Donatella Arpaia has fond memories of a dramatic salad.
“I grew up in the restaurant business. My father had a restaurant for 40 years in Long Island called La Tavernetta,” Arpaia, a lawyer turned restaurateur and Food Network “Iron Chef” judge, said in an e-mail interview. “He was famous for
his Caesar salad, which his waiters prepared tableside. I loved the drama and the taste was so delicious I still salivate.
“I have tried to replicate that dressing, but still have not achieved that taste memory (yet).”
Following the European custom, Arpaia prefers her salads as a side, not a meal in itself. And it’s best served after the main course.
For the Associated Press’ Salads of Summer series, Arpaia offered a marinated zucchini salad inspired by a dish her mother served when she was a child.
“Growing up, my mother served this classic Puglian dish of basically fried or grilled zucchini discs with mint, garlic and vinegar whenever she had guests over,” Arpaia said. “She prepared it on a platter. It was great because the longer it sat in the marinade the better it was.
“When I was developing my menu for Donatella Restaurant, I wanted to have this dish on the menu in some form. My chef, who knows how much I love arugula, suggested we transform this dish into a salad. It’s become one of our best sellers!”
Zucchini salad
For the dressing:
1/4 cup extra-virgin olive oil
1 teaspoon honey
Zest and juice of 1 lemon
1 clove garlic, diced
2 tablespoons toasted fennel seeds
Salt and ground black pepper
For the marinade:
3/4 cup red wine vinegar
3 large cloves garlic, finely chopped
Kosher salt and ground black pepper
30 fresh mint leaves, finely sliced
For the zucchini:
Olive oil, for frying
3-4 medium zucchini, sliced diagonally into 1/4-inch rounds
6 cups arugula (preferably the smaller spicy variety known as rocket)
1/4 cup ricotta salata
To prepare the dressing: In a small bowl whisk together the oil, honey, lemon zest and juice, garlic and fennel seeds. Season with salt and pepper, then set aside.

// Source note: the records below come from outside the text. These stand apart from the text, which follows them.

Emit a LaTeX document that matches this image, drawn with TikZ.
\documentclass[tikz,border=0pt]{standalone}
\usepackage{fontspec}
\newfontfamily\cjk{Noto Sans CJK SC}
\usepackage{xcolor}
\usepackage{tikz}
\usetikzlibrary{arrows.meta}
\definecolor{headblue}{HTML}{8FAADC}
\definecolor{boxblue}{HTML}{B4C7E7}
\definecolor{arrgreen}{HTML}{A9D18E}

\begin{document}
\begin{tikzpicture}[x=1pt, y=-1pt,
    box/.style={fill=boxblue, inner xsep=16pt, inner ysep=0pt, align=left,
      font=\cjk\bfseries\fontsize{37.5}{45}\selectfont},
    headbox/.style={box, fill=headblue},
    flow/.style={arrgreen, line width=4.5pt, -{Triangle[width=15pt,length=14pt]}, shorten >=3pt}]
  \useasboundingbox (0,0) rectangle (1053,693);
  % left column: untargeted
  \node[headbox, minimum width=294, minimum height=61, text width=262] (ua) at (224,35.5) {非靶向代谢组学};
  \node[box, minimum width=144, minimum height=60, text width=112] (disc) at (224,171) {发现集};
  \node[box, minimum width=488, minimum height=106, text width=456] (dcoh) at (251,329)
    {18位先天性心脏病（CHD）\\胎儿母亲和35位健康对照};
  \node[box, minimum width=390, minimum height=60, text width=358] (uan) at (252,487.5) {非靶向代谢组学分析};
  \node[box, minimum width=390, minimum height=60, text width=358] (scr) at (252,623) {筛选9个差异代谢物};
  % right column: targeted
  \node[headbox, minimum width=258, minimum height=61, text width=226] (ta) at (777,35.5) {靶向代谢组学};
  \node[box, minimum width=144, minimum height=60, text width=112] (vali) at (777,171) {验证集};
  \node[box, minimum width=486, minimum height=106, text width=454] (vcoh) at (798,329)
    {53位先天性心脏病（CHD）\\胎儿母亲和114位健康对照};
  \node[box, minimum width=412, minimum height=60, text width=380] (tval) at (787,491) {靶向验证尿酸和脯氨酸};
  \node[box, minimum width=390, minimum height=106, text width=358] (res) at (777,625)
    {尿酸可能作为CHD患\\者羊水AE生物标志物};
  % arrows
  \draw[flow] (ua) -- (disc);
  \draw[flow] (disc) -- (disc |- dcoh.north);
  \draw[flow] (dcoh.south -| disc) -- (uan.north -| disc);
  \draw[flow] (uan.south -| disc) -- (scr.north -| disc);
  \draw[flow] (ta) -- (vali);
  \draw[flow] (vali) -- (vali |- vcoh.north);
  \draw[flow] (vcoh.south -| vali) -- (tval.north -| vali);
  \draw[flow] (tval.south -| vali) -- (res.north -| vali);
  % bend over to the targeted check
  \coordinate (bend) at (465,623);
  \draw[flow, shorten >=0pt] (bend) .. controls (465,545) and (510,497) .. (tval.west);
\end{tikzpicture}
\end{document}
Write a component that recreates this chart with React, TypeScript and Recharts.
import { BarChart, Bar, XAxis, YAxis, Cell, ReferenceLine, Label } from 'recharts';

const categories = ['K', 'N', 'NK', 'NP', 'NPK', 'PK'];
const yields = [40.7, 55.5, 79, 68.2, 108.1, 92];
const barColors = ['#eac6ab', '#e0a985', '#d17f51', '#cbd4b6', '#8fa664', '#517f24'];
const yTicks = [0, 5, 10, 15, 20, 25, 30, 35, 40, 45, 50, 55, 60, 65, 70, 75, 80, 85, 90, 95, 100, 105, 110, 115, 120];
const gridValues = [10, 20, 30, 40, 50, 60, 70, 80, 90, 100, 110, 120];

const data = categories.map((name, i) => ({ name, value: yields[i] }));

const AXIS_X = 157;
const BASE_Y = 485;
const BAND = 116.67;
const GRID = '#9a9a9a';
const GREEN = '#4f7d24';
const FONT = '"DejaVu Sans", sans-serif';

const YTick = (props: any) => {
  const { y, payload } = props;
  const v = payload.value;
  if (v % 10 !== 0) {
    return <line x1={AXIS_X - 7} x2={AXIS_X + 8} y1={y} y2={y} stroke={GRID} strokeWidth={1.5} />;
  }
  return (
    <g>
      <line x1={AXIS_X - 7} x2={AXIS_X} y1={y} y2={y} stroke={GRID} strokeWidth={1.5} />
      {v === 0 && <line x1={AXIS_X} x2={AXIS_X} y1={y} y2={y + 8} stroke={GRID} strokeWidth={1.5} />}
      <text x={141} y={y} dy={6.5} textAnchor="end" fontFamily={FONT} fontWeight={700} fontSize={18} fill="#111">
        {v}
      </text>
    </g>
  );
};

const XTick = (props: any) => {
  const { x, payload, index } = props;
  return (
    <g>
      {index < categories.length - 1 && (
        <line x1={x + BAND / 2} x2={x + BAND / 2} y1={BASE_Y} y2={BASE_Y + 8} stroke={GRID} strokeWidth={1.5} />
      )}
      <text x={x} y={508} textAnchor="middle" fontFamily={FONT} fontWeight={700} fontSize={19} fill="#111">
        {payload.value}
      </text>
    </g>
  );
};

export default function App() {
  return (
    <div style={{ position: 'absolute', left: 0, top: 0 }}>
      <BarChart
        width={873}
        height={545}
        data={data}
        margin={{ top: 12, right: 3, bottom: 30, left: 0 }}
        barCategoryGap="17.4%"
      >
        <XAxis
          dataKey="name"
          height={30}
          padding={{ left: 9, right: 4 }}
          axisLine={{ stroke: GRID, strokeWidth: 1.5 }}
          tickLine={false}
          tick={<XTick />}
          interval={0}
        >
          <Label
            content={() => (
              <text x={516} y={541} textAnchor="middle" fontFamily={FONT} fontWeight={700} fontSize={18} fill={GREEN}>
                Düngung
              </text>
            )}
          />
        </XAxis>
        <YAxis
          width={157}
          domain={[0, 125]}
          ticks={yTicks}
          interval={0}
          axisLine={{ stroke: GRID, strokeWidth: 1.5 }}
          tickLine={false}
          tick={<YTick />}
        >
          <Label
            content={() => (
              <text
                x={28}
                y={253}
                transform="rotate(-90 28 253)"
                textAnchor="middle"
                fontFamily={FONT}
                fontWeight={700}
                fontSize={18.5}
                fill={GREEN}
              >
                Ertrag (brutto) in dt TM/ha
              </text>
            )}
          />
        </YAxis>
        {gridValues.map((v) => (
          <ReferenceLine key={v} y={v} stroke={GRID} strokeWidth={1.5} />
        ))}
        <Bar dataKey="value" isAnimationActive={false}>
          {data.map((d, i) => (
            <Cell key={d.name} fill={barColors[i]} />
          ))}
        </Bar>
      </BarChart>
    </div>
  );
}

To prepare the marinade: In a small bowl combine the vinegar, garlic and 1/4 teaspoon each of salt and pepper. Add the mint and set aside.
To prepare the salad: In a large skillet over medium-high, heat about 1/4 inch of olive oil until hot but not smoking. Working in batches if necessary, slide the zucchini slices into the skillet in a single layer. Do not crowd the skillet. Fry, turning the slices often with a fork, for 7 minutes, or until golden and flecked with dark spots.
As the zucchini slices finish frying, transfer them to the marinade. Let the zucchini marinate for at least 10 minutes.
To assemble the salad, place the arugula in a large bowl. Remove the zucchini slices from the marinade and add to the arugula. Drizzle with the dressing, then toss gently. Top with shaved ricotta salata.
Makes 6 servings. Per serving: 220 calories; 180 calories from fat (81 percent of total calories); 20 g fat (3 g saturated; 0 g trans fats); 5 mg cholesterol; 7 g carbohydrate; 3 g protein; 2 g fiber; 350 mg sodium.